Data provided:
⁂
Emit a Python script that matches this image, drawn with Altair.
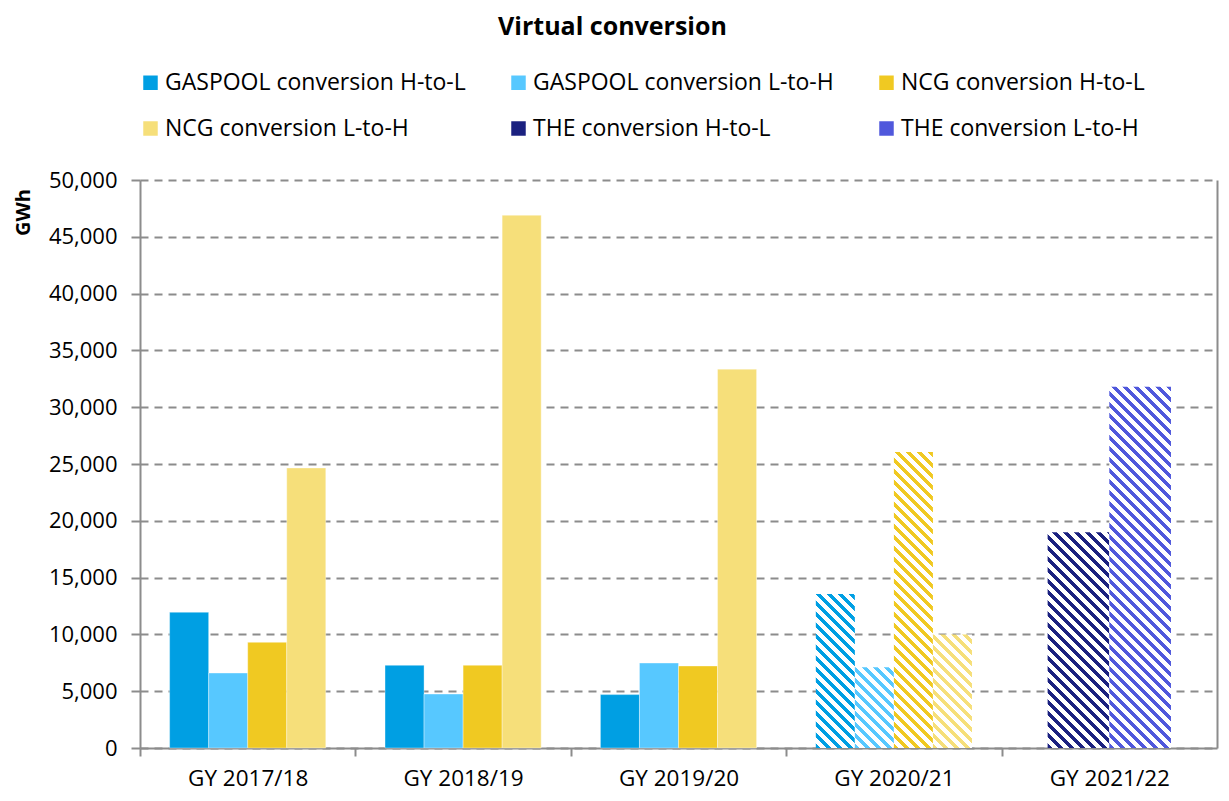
import math
import altair as alt
import pandas as pd

years = ["GY 2017/18", "GY 2018/19", "GY 2019/20", "GY 2020/21", "GY 2021/22"]
series = [
    "GASPOOL conversion H-to-L",
    "GASPOOL conversion L-to-H",
    "NCG conversion H-to-L",
    "NCG conversion L-to-H",
    "THE conversion H-to-L",
    "THE conversion L-to-H",
]
gaspool_h2l = [11950, 7280, 4700, 13550, None]
gaspool_l2h = [6600, 4750, 7480, 7100, None]
ncg_h2l = [9300, 7280, 7220, 26050, None]
ncg_l2h = [24650, 46900, 33350, 10000, None]
the_h2l = [None, None, None, None, 19000]
the_l2h = [None, None, None, None, 31800]
hatched_years = ["GY 2020/21", "GY 2021/22"]

colors = ["#009fe3", "#57c8ff", "#f0c922", "#f6df7a", "#1b2180", "#5058dc"]

values = [gaspool_h2l, gaspool_l2h, ncg_h2l, ncg_l2h, the_h2l, the_l2h]
rows = []
for s, vals in zip(series, values):
    for y, v in zip(years, vals):
        if v is not None:
            rows.append({"year": y, "series": s, "value": v, "hatched": y in hatched_years})
df = pd.DataFrame(rows)

W, H = 1077, 568
YMAX = 50000
PAD_IN = 0.275
PAD_THE = 0.266
step = W / 5
band = step * (1 - PAD_IN)
font = "Open Sans"
grey = "#8c8c8c"

x_enc = alt.X(
    "year:N",
    sort=years,
    title=None,
    scale=alt.Scale(paddingInner=PAD_IN, paddingOuter=PAD_IN / 2),
    axis=alt.Axis(
        labelFontSize=22.5, labelColor="#000000", labelPadding=11, labelAngle=0,
        tickOffset=-step / 2, labelOffset=step / 2,
        tickSize=8, tickColor=grey, tickWidth=2,
        domainColor=grey, domainWidth=2,
    ),
)
y_enc = alt.Y(
    "value:Q",
    title="GWh",
    scale=alt.Scale(domain=[0, YMAX], nice=False),
    axis=alt.Axis(
        values=list(range(0, YMAX + 1, 5000)), format=",d",
        labelFontSize=22, labelColor="#000000", labelPadding=14,
        tickSize=9, tickColor=grey, tickWidth=2,
        domainColor=grey, domainWidth=2,
        grid=True, gridColor=grey, gridDash=[8, 6], gridWidth=2,
        titleFontSize=20, titleFontWeight="bold", titleColor="#000000",
        titleAngle=-90, titleX=-117, titleY=32, titleAlign="center", titleBaseline="middle",
    ),
)

main_series = series[:4]
the_series = series[4:]

solid = alt.Chart(df).transform_filter("!datum.hatched").mark_bar(
    stroke="#ffffff", strokeWidth=0.6, strokeOpacity=0.6
).encode(
    x=x_enc,
    xOffset=alt.XOffset("series:N", scale=alt.Scale(domain=main_series, paddingInner=0, paddingOuter=0)),
    y=y_enc,
    color=alt.Color(
        "series:N",
        scale=alt.Scale(domain=series, range=colors),
        legend=alt.Legend(
            title=None, orient="none", legendX=-1, legendY=-109, columns=3, direction="horizontal",
            symbolType="square", symbolSize=210, symbolStrokeWidth=0,
            labelFontSize=23, labelColor="#000000", labelLimit=500, labelOffset=3,
            columnPadding=41, rowPadding=22, gridAlign="all",
        ),
    ),
)


def hatch(color, w, h, period=11.0, on=5.0):
    L = w + h
    k = L / (w * w + h * h)
    stops = []
    n = int(math.ceil(L / period)) + 1
    for i in range(n):
        s0 = i * period
        s1 = s0 + on
        s2 = s0 + period
        if s0 / L > 1:
            break
        a, b, c = s0 / L, min(s1 / L, 1.0), min(s2 / L, 1.0)
        stops.append({"offset": a, "color": color})
        stops.append({"offset": b, "color": color})
        if b < 1:
            stops.append({"offset": b, "color": "#ffffff"})
            stops.append({"offset": c, "color": "#ffffff"})
    return {"gradient": "linear", "x1": 0, "y1": 1, "x2": k * w, "y2": 1 - k * h, "stops": stops}


hatched_layers = []
for _, r in df[df["hatched"]].iterrows():
    idx = series.index(r["series"])
    if r["series"] in the_series:
        dom, po = the_series, PAD_THE
        w = band / (2 + 2 * PAD_THE)
    else:
        dom, po = main_series, 0
        w = band / 4
    h = r["value"] / YMAX * H
    layer = alt.Chart(df).transform_filter(
        alt.FieldEqualPredicate(field="year", equal=r["year"])
    ).transform_filter(
        alt.FieldEqualPredicate(field="series", equal=r["series"])
    ).mark_bar(fill=hatch(colors[idx], w, h)).encode(
        x=x_enc,
        xOffset=alt.XOffset("series:N", scale=alt.Scale(domain=dom, paddingInner=0, paddingOuter=po)),
        y=y_enc,
    )
    hatched_layers.append(layer)

bars = alt.layer(solid, *hatched_layers).resolve_scale(xOffset="independent")

border = alt.Chart(df).mark_point(opacity=0).encode(
    x=x_enc,
    y=alt.Y("value:Q", scale=alt.Scale(domain=[0, YMAX], nice=False),
            axis=alt.Axis(orient="right", labels=False, ticks=False, grid=False,
                          domainColor=grey, domainWidth=2, title=None)),
)

chart = alt.layer(bars, border).resolve_scale(y="independent").properties(
    width=W, height=H,
    title=alt.TitleParams("Virtual conversion", fontSize=25, fontWeight="bold", color="#000000",
                          anchor="middle", dx=-66, dy=-31, offset=0),
    autosize=alt.AutoSizeParams(type="none"),
    padding={"left": 132, "top": 172, "right": 4, "bottom": 45},
).configure(font=font).configure_view(stroke=None)

chart.save("out.html", embed_options={"renderer": "svg", "actions": False})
⁂
Task to carry out:
Exactly reproduce the run of lines from the start of the listing through the line with "df = pd.DataFrame(rows)", inclusive; pictures are not copied.

Problem solution:
Emit a Python script that matches this image, drawn with Altair.
import math
import altair as alt
import pandas as pd

years = ["GY 2017/18", "GY 2018/19", "GY 2019/20", "GY 2020/21", "GY 2021/22"]
series = [
    "GASPOOL conversion H-to-L",
    "GASPOOL conversion L-to-H",
    "NCG conversion H-to-L",
    "NCG conversion L-to-H",
    "THE conversion H-to-L",
    "THE conversion L-to-H",
]
gaspool_h2l = [11950, 7280, 4700, 13550, None]
gaspool_l2h = [6600, 4750, 7480, 7100, None]
ncg_h2l = [9300, 7280, 7220, 26050, None]
ncg_l2h = [24650, 46900, 33350, 10000, None]
the_h2l = [None, None, None, None, 19000]
the_l2h = [None, None, None, None, 31800]
hatched_years = ["GY 2020/21", "GY 2021/22"]

colors = ["#009fe3", "#57c8ff", "#f0c922", "#f6df7a", "#1b2180", "#5058dc"]

values = [gaspool_h2l, gaspool_l2h, ncg_h2l, ncg_l2h, the_h2l, the_l2h]
rows = []
for s, vals in zip(series, values):
    for y, v in zip(years, vals):
        if v is not None:
            rows.append({"year": y, "series": s, "value": v, "hatched": y in hatched_years})
df = pd.DataFrame(rows)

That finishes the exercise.